▶ [WHAT IS BEING ASKED]
Starting with the first line of the listing, quote each line exactly until and including the one with "plt.rcParams['font.family'] = ['Liberation", leaving pictures out.

▶ [Records with drawing code]
= = = = =

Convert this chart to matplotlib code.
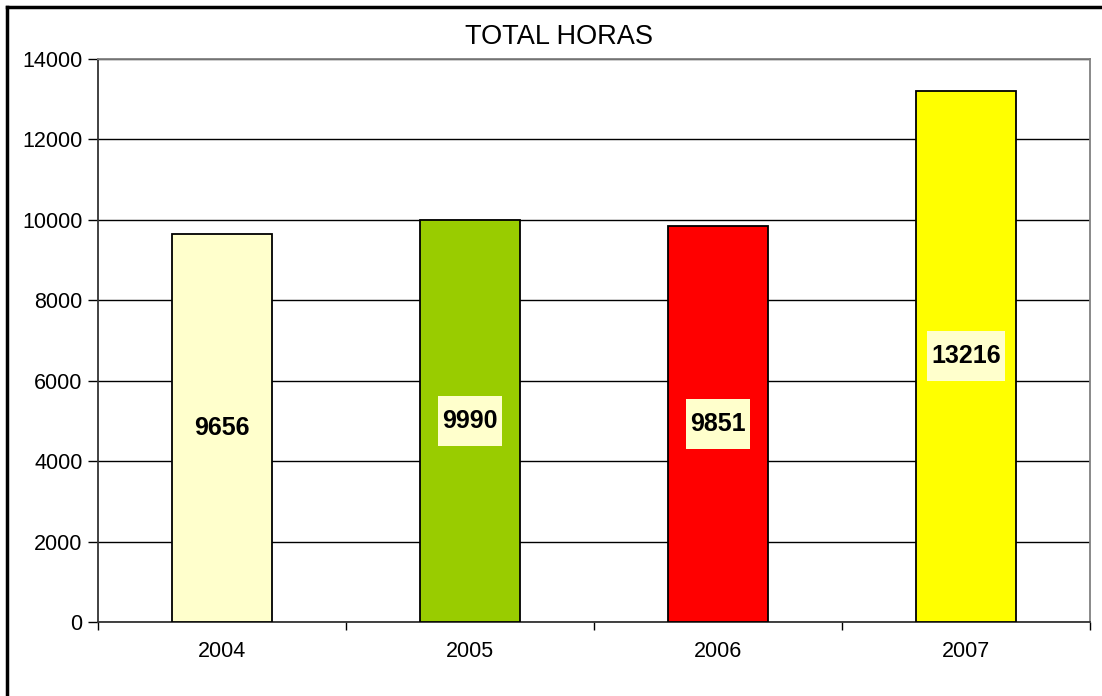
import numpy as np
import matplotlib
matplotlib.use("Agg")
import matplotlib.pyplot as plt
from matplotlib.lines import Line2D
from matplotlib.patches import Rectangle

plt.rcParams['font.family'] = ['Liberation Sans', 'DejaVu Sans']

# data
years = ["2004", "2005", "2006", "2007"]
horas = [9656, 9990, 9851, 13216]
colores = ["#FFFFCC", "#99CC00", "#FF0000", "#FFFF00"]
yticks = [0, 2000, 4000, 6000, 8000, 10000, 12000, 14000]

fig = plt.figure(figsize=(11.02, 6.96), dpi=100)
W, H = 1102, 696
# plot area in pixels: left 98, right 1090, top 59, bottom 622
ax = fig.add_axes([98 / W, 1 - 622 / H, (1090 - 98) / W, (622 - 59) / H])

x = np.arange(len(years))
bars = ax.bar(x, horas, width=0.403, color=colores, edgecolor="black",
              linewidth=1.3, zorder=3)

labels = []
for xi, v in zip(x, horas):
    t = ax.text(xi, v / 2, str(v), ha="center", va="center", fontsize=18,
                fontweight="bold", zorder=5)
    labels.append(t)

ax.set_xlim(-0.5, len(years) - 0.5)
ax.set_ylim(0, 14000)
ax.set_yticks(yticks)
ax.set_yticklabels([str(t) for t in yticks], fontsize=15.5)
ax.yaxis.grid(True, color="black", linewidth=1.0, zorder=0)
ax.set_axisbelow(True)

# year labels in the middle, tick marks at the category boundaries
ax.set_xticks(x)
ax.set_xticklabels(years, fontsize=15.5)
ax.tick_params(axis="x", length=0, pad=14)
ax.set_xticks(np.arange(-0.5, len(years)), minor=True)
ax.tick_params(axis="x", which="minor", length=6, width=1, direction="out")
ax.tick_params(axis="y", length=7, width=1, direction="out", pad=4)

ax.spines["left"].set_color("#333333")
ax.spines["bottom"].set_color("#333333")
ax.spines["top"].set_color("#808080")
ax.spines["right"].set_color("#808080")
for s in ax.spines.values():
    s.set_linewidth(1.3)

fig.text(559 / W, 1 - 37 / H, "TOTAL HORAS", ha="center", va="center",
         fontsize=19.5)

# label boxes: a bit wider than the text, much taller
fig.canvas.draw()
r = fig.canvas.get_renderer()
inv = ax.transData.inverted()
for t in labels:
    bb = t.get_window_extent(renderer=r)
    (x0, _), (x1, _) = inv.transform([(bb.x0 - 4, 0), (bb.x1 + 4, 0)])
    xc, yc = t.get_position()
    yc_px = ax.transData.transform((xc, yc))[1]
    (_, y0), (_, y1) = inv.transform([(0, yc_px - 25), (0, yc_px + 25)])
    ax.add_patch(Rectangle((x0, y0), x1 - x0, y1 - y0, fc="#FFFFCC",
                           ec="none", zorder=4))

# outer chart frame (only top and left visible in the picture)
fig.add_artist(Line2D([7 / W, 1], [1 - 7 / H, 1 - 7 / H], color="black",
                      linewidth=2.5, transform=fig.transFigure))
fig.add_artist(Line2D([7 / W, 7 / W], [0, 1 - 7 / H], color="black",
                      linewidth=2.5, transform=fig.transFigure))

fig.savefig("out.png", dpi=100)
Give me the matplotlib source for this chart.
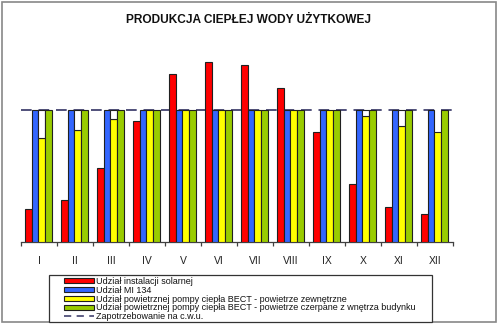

= = = = =

▶ [IN RESPONSE]
Convert this chart to matplotlib code.
import numpy as np
import matplotlib
matplotlib.use("Agg")
import matplotlib.pyplot as plt
from matplotlib.lines import Line2D
from matplotlib.patches import Rectangle

plt.rcParams['font.family'] = ['Liberation Sans', 'DejaVu Sans']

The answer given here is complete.